La palabra chantaje le recordó a Collins su encuentro con el padre Dubinski en la iglesia de la Santísima Trinidad. El sacerdotehabía hablado de chantaje. Ahora aquel legislador de California estaba haciendo lo mismo. Collins se dispuso a seguir escuchándole.

– … un chantaje sutil -estaba diciendo Keefe-, pero un chantaje de la peor especie. Y dirigido sobre todo contra los legisladores indecisos, contra los que todavía no han adoptado una postura en relación con la Enmienda XXXV. El ataque ha estado dirigido especialmente contra los legisladores que… bueno, que son vulnerables.

– ¿Vulnerables?

– Me refiero a aquellos cuyas vidas privadas no son precisamente un libro abierto. Aquellos legisladores en cuyo pasado puede haber algo que no desean que se divulgue. La mayoría de ellos no se han atrevido a protestar. Pero el asambleísta Yurkovich y el asambleísta Tobias… a pesar de no considerar oportuno denunciar al FEI…

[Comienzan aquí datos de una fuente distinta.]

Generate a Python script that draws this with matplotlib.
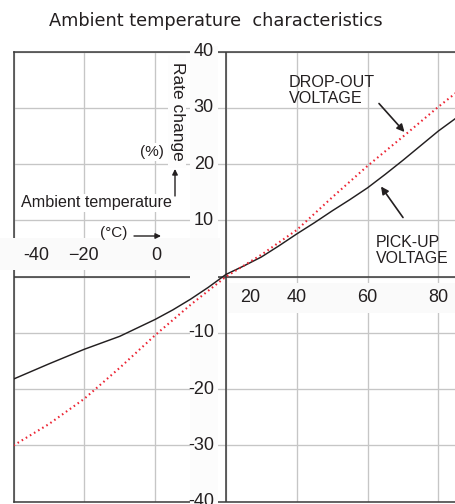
import matplotlib
matplotlib.use("Agg")
import matplotlib.pyplot as plt
from matplotlib.patches import Rectangle

# ---- data ----
temps_pickup = [-40, -30, -20, -10, -5, 0, 5, 10, 15, 20, 25, 30, 35, 40, 45, 50, 55, 60, 65, 70, 75, 80, 85]
pickup = [-18.2, -15.5, -12.9, -10.6, -9.1, -7.6, -5.9, -4.0, -1.9, 0.4, 1.9, 3.5, 5.5, 7.6,
          9.6, 11.7, 13.7, 15.8, 18.2, 20.7, 23.3, 25.9, 28.2]
temps_dropout = [-40, -30, -20, -10, 0, 10, 20, 30, 40, 50, 60, 70, 80, 85]
dropout = [-30.0, -26.2, -21.7, -16.2, -10.4, -5.0, 0.0, 3.9, 8.3, 14.1, 19.7, 24.9, 30.2, 32.7]

x_ticks = [-40, -20, 0, 20, 40, 60, 80]
x_tick_labels = ["-40", "\u221220", "0", "20", "40", "60", "80"]
y_ticks = [40, 30, 20, 10, 0, -10, -20, -30, -40]
y_tick_labels = ["40", "30", "20", "10", "", "-10", "-20", "-30", "-40"]

title = "Ambient temperature  characteristics"
pickup_label = "PICK-UP\nVOLTAGE"
dropout_label = "DROP-OUT\nVOLTAGE"
x_axis_label = "Ambient temperature"
x_unit = "(\u00b0C)"
y_axis_label = "Rate change"
y_unit = "(%)"

# ---- layout ----
W, H = 455, 504
FONT = "Liberation Sans"
TXT = "#231f20"
AXC = "#3a3a3a"
GRID = "#c6c6c6"
BAND = "#fafafa"
PX2PT = 72 / 100.0

fig = plt.figure(figsize=(W / 100, H / 100), dpi=100)
fig.patch.set_facecolor("white")


def F(x, y):
    return (x / W, 1 - y / H)


ax = fig.add_axes([13.5 / W, 1 - 501.7 / H, (W - 13.5) / W, 450 / H])
ax.set_xlim(-40, 84.7)
ax.set_ylim(-40, 40)
ax.set_xticks(x_ticks)
ax.set_yticks(y_ticks)
ax.tick_params(length=0, labelbottom=False, labelleft=False)
ax.grid(True, color=GRID, lw=0.95)
ax.set_axisbelow(True)
for s in ["left", "top", "bottom"]:
    ax.spines[s].set_color(AXC)
    ax.spines[s].set_linewidth(1.1)
ax.spines["right"].set_visible(False)

ax.axhline(0, color=AXC, lw=1.1, zorder=2)
ax.axvline(20, color=AXC, lw=1.1, zorder=2)


# background bands behind labels (cover grid and frame)
def band(x0, y0, x1, y1, color=BAND):
    r = Rectangle(F(x0, y1), (x1 - x0) / W, (y1 - y0) / H, transform=fig.transFigure,
                  facecolor=color, edgecolor="none", zorder=2.7, clip_on=False)
    ax.add_artist(r)


band(190, 46, 218, 504, "#fcfcfc")
band(0, 238, 220, 270)
band(228, 283, 455, 313)
band(168, 55, 186, 168, "#fdfdfd")

# curves
ax.plot(temps_pickup, pickup, color="#231f20", lw=1.05, zorder=3,
        solid_capstyle="round", solid_joinstyle="round")
ax.plot(temps_dropout, dropout, color="#ec2332", lw=1.5, zorder=3,
        linestyle=(0, (0.75, 1.55)), dash_capstyle="butt")

# y tick labels
for v, lab in zip(y_ticks, y_tick_labels):
    if not lab:
        continue
    ax.annotate(lab, xy=(20, v), xycoords="data", xytext=(-12 * PX2PT, 0),
                textcoords="offset points", ha="right", va="center",
                fontsize=13, family=FONT, color=TXT, zorder=4, annotation_clip=False)

# x tick labels
x_label_dx = {-40: 22.5, 20: 24.0, -20: -1.0, 0: 1.0}
for v, lab in zip(x_ticks, x_tick_labels):
    dx = x_label_dx.get(v, 0.0) * PX2PT
    dy = (21.7 if v < 20 else -20.3) * PX2PT
    ax.annotate(lab, xy=(v, 0), xycoords="data", xytext=(dx, dy),
                textcoords="offset points", ha="center", va="center",
                fontsize=13, family=FONT, color=TXT, zorder=4, annotation_clip=False)

# title
fig.text(*F(216, 21), title, ha="center", va="center", fontsize=12.8,
         family="DejaVu Sans", color=TXT)

# axis captions
fig.text(*F(178, 111), y_axis_label, rotation=-90, ha="center", va="center",
         fontsize=12.5, family=FONT, color=TXT)
fig.text(*F(151.5, 152), y_unit, ha="center", va="center", fontsize=11,
         family=FONT, color=TXT,
         bbox=dict(boxstyle="square,pad=0.1", fc="white", ec="none"))
fig.text(*F(20.7, 203), x_axis_label, ha="left", va="center", fontsize=11.6,
         family=FONT, color=TXT,
         bbox=dict(boxstyle="square,pad=0.1", fc="white", ec="none"))
fig.text(*F(114, 233), x_unit, ha="center", va="center", fontsize=11,
         family=FONT, color=TXT)

arrow_kw = dict(arrowstyle="-|>", lw=1.0, color=TXT, mutation_scale=8,
                shrinkA=0, shrinkB=0)
ax.annotate("", xy=F(175, 169), xycoords="figure fraction",
            xytext=F(175, 196), textcoords="figure fraction",
            arrowprops=arrow_kw, annotation_clip=False)
ax.annotate("", xy=F(161, 236), xycoords="figure fraction",
            xytext=F(134, 236), textcoords="figure fraction",
            arrowprops=arrow_kw, annotation_clip=False)

# series labels with arrows
fig.text(*F(289, 75), dropout_label, ha="left", va="top", fontsize=11.6,
         family=FONT, color=TXT, linespacing=1.05)
fig.text(*F(375.7, 235), pickup_label, ha="left", va="top", fontsize=11.4,
         family=FONT, color=TXT, linespacing=1.05)

arrow_kw2 = dict(arrowstyle="-|>", lw=1.2, color=TXT, mutation_scale=11,
                 shrinkA=0, shrinkB=0)
ax.annotate("", xy=F(404.5, 132), xycoords="figure fraction",
            xytext=F(379, 103.5), textcoords="figure fraction",
            arrowprops=arrow_kw2, annotation_clip=False)
ax.annotate("", xy=F(381, 186.5), xycoords="figure fraction",
            xytext=F(403, 217.5), textcoords="figure fraction",
            arrowprops=arrow_kw2, annotation_clip=False)

fig.savefig("out.png", dpi=100, facecolor="white")
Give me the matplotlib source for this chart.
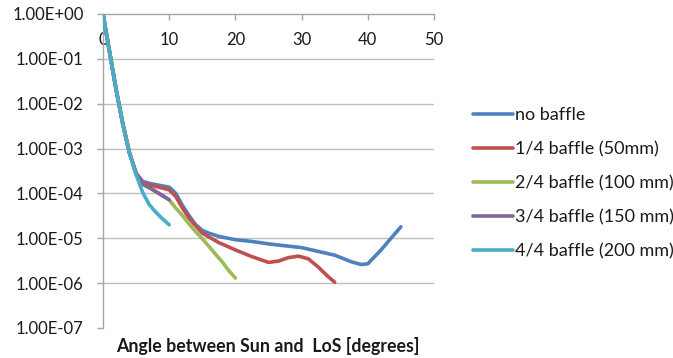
import numpy as np
import matplotlib
matplotlib.use("Agg")
import matplotlib.pyplot as plt
from matplotlib.ticker import FixedLocator, FuncFormatter, NullLocator

plt.rcParams["font.family"] = ["Lato", "DejaVu Sans"]

# values (angle in degrees, normalised straylight)
ang_none = [0, 1, 2, 3, 4, 5, 6, 7, 8, 9, 10, 11, 12, 13, 14, 15, 16, 17.5, 20,
            22.5, 25, 27.5, 30, 32.5, 35, 37.5, 39, 40, 42, 43.5, 45]
no_baffle = [1, 0.14, 0.02, 3.5e-3, 8e-4, 2.8e-4, 1.86e-4, 1.68e-4, 1.57e-4, 1.47e-4,
             1.38e-4, 1e-4, 5.4e-5, 3.2e-5, 2e-5, 1.5e-5, 1.3e-5, 1.1e-5, 9.3e-6,
             8.5e-6, 7.5e-6, 6.8e-6, 6.2e-6, 5.1e-6, 4.2e-6, 3e-6, 2.6e-6, 2.7e-6,
             5.5e-6, 1e-5, 1.8e-5]

ang_q1 = [0, 1, 2, 3, 4, 5, 6, 7, 8, 9, 10, 11, 12, 13, 14, 15, 17.5, 20,
          22.5, 25, 26.5, 28, 29.5, 31, 32.5, 34, 35]
baffle_q1 = [1, 0.14, 0.02, 3.5e-3, 8e-4, 2.8e-4, 1.75e-4, 1.55e-4, 1.42e-4, 1.32e-4,
             1.2e-4, 8.5e-5, 4.7e-5, 2.8e-5, 1.9e-5, 1.3e-5, 8e-6, 5.5e-6,
             3.9e-6, 2.9e-6, 3.1e-6, 3.7e-6, 4e-6, 3.5e-6, 2.3e-6, 1.4e-6, 1.05e-6]

ang_q2 = [0, 1, 2, 3, 4, 5, 6, 7, 8, 9, 10, 11, 12, 13, 14, 15, 16, 17, 18, 19, 20]
baffle_q2 = [1, 0.14, 0.02, 3.5e-3, 8e-4, 2.8e-4, 1.6e-4, 1.33e-4, 1.08e-4, 8.8e-5,
             7.2e-5, 4.7e-5, 3.2e-5, 2.1e-5, 1.4e-5, 9.8e-6, 6.6e-6, 4.4e-6, 3e-6,
             1.9e-6, 1.3e-6]

ang_q3 = [0, 1, 2, 3, 4, 5, 6, 7, 8, 9, 10]
baffle_q3 = [1, 0.14, 0.02, 3.5e-3, 8e-4, 2.8e-4, 1.6e-4, 1.35e-4, 1.1e-4, 9e-5, 7.2e-5]

ang_q4 = [0, 1, 2, 3, 4, 5, 6, 7, 8, 9, 10]
baffle_q4 = [1, 0.14, 0.02, 3.5e-3, 8e-4, 2.6e-4, 1.05e-4, 5.6e-5, 3.8e-5, 2.7e-5, 2e-5]

labels = ["no baffle", "1/4 baffle (50mm)", "2/4 baffle (100 mm)",
          "3/4 baffle (150 mm)", "4/4 baffle (200 mm)"]
colors = ["#4F81BD", "#C0504D", "#9BBB59", "#8064A2", "#4BACC6"]

x_ticks = [0, 10, 20, 30, 40, 50]
y_ticks = [1e-7, 1e-6, 1e-5, 1e-4, 1e-3, 1e-2, 1e-1, 1e0]

fig = plt.figure(figsize=(6.73, 3.58), dpi=100)
ax = fig.add_axes([103 / 673, 30 / 358, 331 / 673, 314 / 358])

series = [(ang_none, no_baffle), (ang_q1, baffle_q1), (ang_q2, baffle_q2),
          (ang_q3, baffle_q3), (ang_q4, baffle_q4)]
for (xs, ys), lab, c in zip(series, labels, colors):
    ax.plot(xs, ys, color=c, lw=2.6, label=lab, solid_capstyle="round",
            solid_joinstyle="round", zorder=3)

ax.set_yscale("log")
ax.set_xlim(0, 50)
ax.set_ylim(1e-7, 1e0)

grid_c = "#BFBFBF"
# gridlines, none on the bottom tick
ax.hlines(y_ticks[1:-1], 0, 50, colors=grid_c, lw=1.0, zorder=1)

for s in ["right", "bottom"]:
    ax.spines[s].set_visible(False)
for s in ["left", "top"]:
    ax.spines[s].set_color("#A6A6A6")
    ax.spines[s].set_linewidth(1.0)

ax.yaxis.set_major_locator(FixedLocator(y_ticks))
ax.yaxis.set_minor_locator(NullLocator())
ax.yaxis.set_major_formatter(FuncFormatter(lambda v, p: f"{v:.2E}"))
ax.tick_params(axis="y", direction="out", length=4.5, width=1, color="#A6A6A6",
               pad=9.5, labelsize=12, labelcolor="#1a1a1a")

ax.xaxis.tick_top()
ax.set_xticks(x_ticks)
ax.tick_params(axis="x", direction="in", length=4, width=1, color="#A6A6A6",
               pad=-24.6, labelsize=12, labelcolor="#1a1a1a")

fig.text(268 / 673, 1 - 346 / 358, "Angle between Sun and  LoS [degrees]",
         ha="center", va="center", fontsize=12.8, fontweight="bold", color="#1a1a1a")

fig.legend(loc="upper left", bbox_to_anchor=(473 / 673, 1 - 107 / 358), frameon=False,
           fontsize=13, handlelength=2.2, handletextpad=0.12, labelspacing=1.0,
           borderpad=0, borderaxespad=0, labelcolor="#1a1a1a")

fig.savefig("out.png", dpi=100)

– Porque el chantaje es demasiado sutil -terció Yurkovich interrumpiendo a Keefe-. No es claro y directo. Nuestras denuncias hubieran sido rechazadas incluso tal vez refutadas.

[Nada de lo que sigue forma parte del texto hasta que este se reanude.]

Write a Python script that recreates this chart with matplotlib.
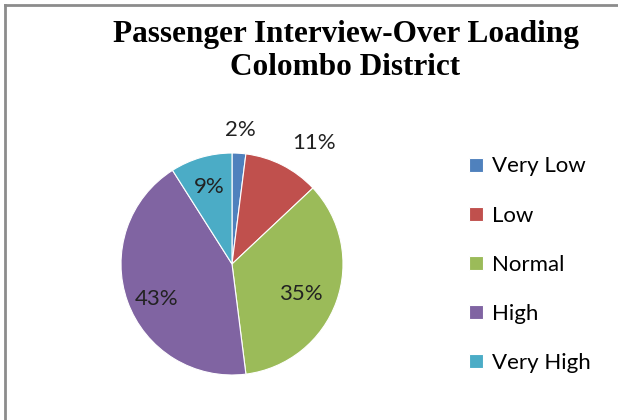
import math
import matplotlib
matplotlib.use("Agg")
import matplotlib.pyplot as plt
from matplotlib.lines import Line2D

# Data
labels = ["Very Low", "Low", "Normal", "High", "Very High"]
shares = [2, 11, 35, 43, 9]
colors = ["#4F81BD", "#C0504D", "#9BBB59", "#8064A2", "#4BACC6"]
# label placement: radial distance (fraction of radius) and angle nudge (deg)
label_dist = [1.21, 1.32, 0.68, 0.75, 0.72]
label_nudge = [0, -7, -4, 5, 0]

fig = plt.figure(figsize=(6.18, 4.2), dpi=100)

# gray frame (top and left edges visible)
fig.add_artist(Line2D([0.0081, 1.0], [0.988, 0.988], color="#8c8c8c", lw=2))
fig.add_artist(Line2D([0.0081, 0.0081], [0.0, 0.988], color="#8c8c8c", lw=2))

fig.text(0.559, 0.878, "Passenger Interview-Over Loading\nColombo District",
         ha="center", va="center", fontsize=22.5, fontweight="bold",
         family="Liberation Serif", linespacing=1.2)

ax = fig.add_axes([0.1958, 0.1071, 0.3592, 0.5286])
wedges, _ = ax.pie(shares, colors=colors, startangle=90, counterclock=False,
                   wedgeprops=dict(edgecolor="white", linewidth=0.8))
ax.set_xlim(-1, 1)
ax.set_ylim(-1, 1)
ax.set_aspect("equal")

for w, s, d, n in zip(wedges, shares, label_dist, label_nudge):
    ang = math.radians((w.theta1 + w.theta2) / 2 + n)
    ax.text(d * math.cos(ang), d * math.sin(ang), f"{s}%", ha="center",
            va="center", fontsize=16, family="Lato", color="#222222")

fig.legend(wedges, labels, loc="upper left", bbox_to_anchor=(0.727, 0.675),
           frameon=False, prop=dict(family="Lato", size=16),
           handlelength=0.6, handleheight=0.6, handletextpad=0.4,
           labelspacing=1.31)

fig.savefig("out.png", dpi=100)
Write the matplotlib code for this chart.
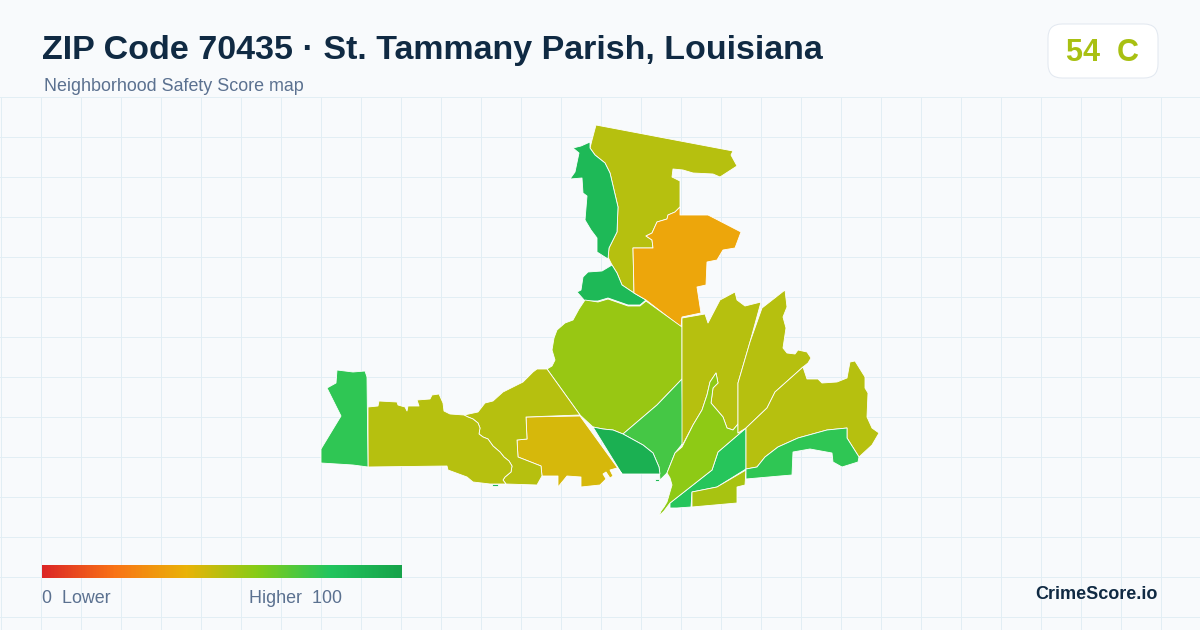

– En efecto -dijo Keefe conviniendo con él-. En cualquier caso, y puesto que no podían protestar eficazmente en público, mis dos colegas se han mostrado dispuestos a acudir aquí con el fin de expresarle a usted personalmente sus protestas. Al principio temieron que usted pudiera formar parte del complot. Pero, antes de que lo haya hecho usted, el senador Hilliard me convenció, y yo les convencí a ellos, de que era usted un hombre honrado y digno de confianza, tal vez demasiado nuevo en este cargo para saber lo que alguien se está llevando entre manos a espaldas suyas. -Keefe se detuvo.- Confío en que esta valoración de su persona sea correcta.

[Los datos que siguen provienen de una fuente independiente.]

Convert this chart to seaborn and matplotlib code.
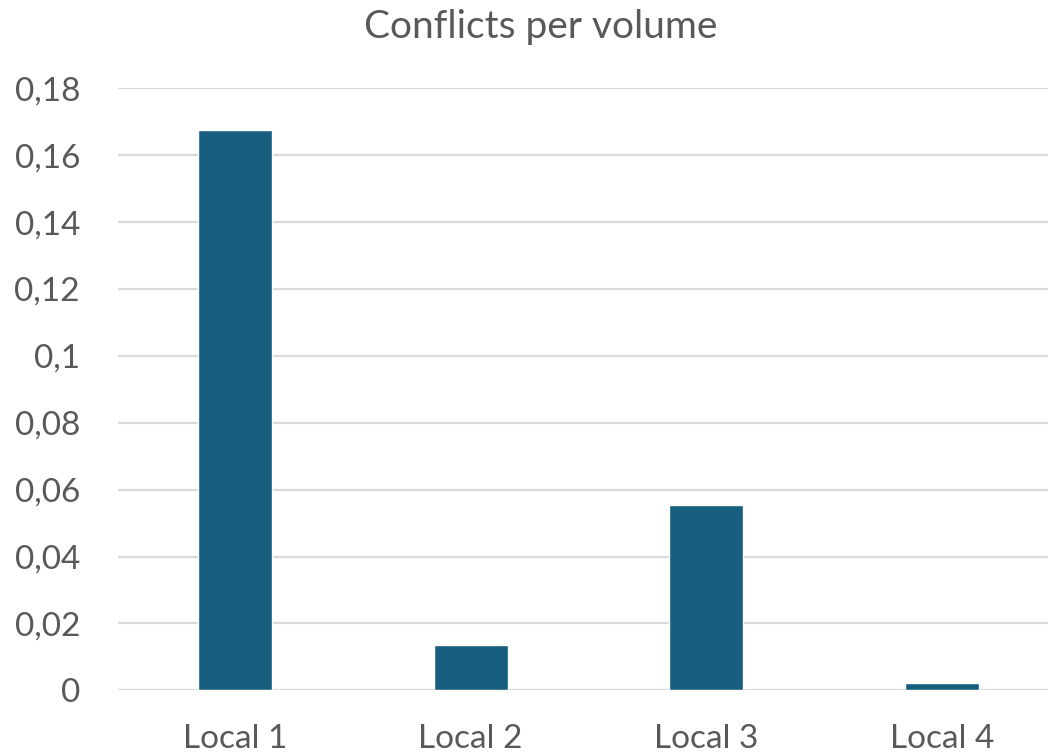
import matplotlib
matplotlib.use("Agg")
import matplotlib.pyplot as plt
from matplotlib.ticker import FuncFormatter
import seaborn as sns

categories = ["Local 1", "Local 2", "Local 3", "Local 4"]
conflicts_per_volume = [0.1674, 0.0135, 0.0553, 0.0021]
y_ticks = [0, 0.02, 0.04, 0.06, 0.08, 0.10, 0.12, 0.14, 0.16, 0.18]
title = "Conflicts per volume"

sns.set_theme(style="white")
plt.rcParams["font.family"] = ["Lato", "DejaVu Sans"]

W, H = 1048, 755
fig = plt.figure(figsize=(W / 100, H / 100), dpi=100)
left_px, right_px = 117.5, 1048
top_px, base_px = 88.3, 690.3
ax = fig.add_axes([left_px / W, (H - base_px) / H,
                   (right_px - left_px) / W, (base_px - top_px) / H])

text_color = "#595959"
sns.barplot(x=categories, y=conflicts_per_volume, color="#175E7F",
            saturation=1, width=0.314, ax=ax, zorder=3)

ax.set_ylim(0, 0.18)
ax.set_xlim(-0.5, 3.5 - (1059.5 - right_px) / 235.5)
ax.set_yticks(y_ticks)
ax.yaxis.set_major_formatter(FuncFormatter(lambda v, p: f"{v:g}".replace(".", ",")))
ax.grid(axis="y", color="#d9d9d9", linewidth=1.6, zorder=0)
ax.grid(axis="x", visible=False)
for s in ax.spines.values():
    s.set_visible(False)
ax.tick_params(axis="both", length=0, labelsize=24, labelcolor=text_color)
ax.tick_params(axis="y", pad=27)
ax.tick_params(axis="x", pad=24)
ax.set_xlabel("")
ax.set_ylabel("")

fig.text(541 / W, 1 - 38 / H, title, ha="center", va="baseline",
         fontsize=28, color=text_color)

fig.savefig("out.png", dpi=100)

Collins buscó un cigarrillo y se lo acercó a los labios. No le sorprendió observar que le estaba temblando la mano.

– Honrado y digno de confianza, sí. Pero, ¿qué es lo que se están llevando entre manos a espaldas mías? Prosiga, facilíteme más detalles.

– Permítame contarle lo que me ha ocurrido a mí -dijo Yurkovich-. Señor Collins, yo era un alcoholizado. Lo fui hasta hace ocho años. Al final, ingresé en un sanatorio y me sometieron a tratamiento. Conseguí curarme por completo y no he vuelto a beber desde entonces. Nadie lo ha sabido a excepción de los miembros de mi familia. Sin embargo, hace una semana dos agentes del FBI, uno de ellos llamado Parkhill y el otro Naughton, me visitaron en mi despacho de Sacramento. Dijeron que necesitaban mi ayuda en una investigación que estaban realizando. Se trataba de una investigación muy difícil. Semejantes investigaciones en relación con la infracción de las leyes federales resultarían considerablemente más fáciles una vez se aprobara la Enmienda XXXV. Pero, de momento, no tenían más remedio que actuar despacio. Precisaban de información acerca de un determinado centro, un centro de rehabilitación de alcoholizados, en el que habían averiguado que un legislador de California había permanecido internado durante cinco meses. Tal vez yo pudiera facilitarles más detalles acerca de los propietarios de dicho centro. -Yurkovitch se interrumpió brevemente, sacudiendo la cabeza con gesto de incredulidad.- Fue una forma diabólica de comunicarme que lo sabían. Mi secreto se hallaba en sus manos. Su comportamiento me resultó repugnante.

Por un momento Collins experimentó también repugnancia.

– ¿Y qué les dijo usted? -preguntó.

– ¿Qué podía decirles? Reconocí que había sido un paciente de aquel sanatorio. Les seguí la corriente en lo de la investigación que estaban llevando a cabo acerca de los propietarios de una cadena nacional de sanatorios que, al mismo tiempo, estaban envueltos en el tráfico de drogas. Yo les referí lo que había visto y oído en el transcurso de mi permanencia en el centro. Cuando todo terminó, me dieron las gracias. Les pregunté si toda aquella información permanecería en secreto. Uno de ellos contestó: «Podría ser llamado a prestar testimonio ante un tribunal.» Yo les dije que no podría hacer tal cosa. El agente replicó: «Eso no está en nuestras manos. Puede usted hablar con el director, si lo desea. Tal vez él pueda llegar a un entendimiento con usted.» Tras lo cual se marcharon. Yo ya tenía el mensaje. La Enmienda XXXV es beneficiosa para el país. Vota en favor de la Enmienda XXXV y el director no divulgará tu hospitalización. Si no colaboras, la divulgará.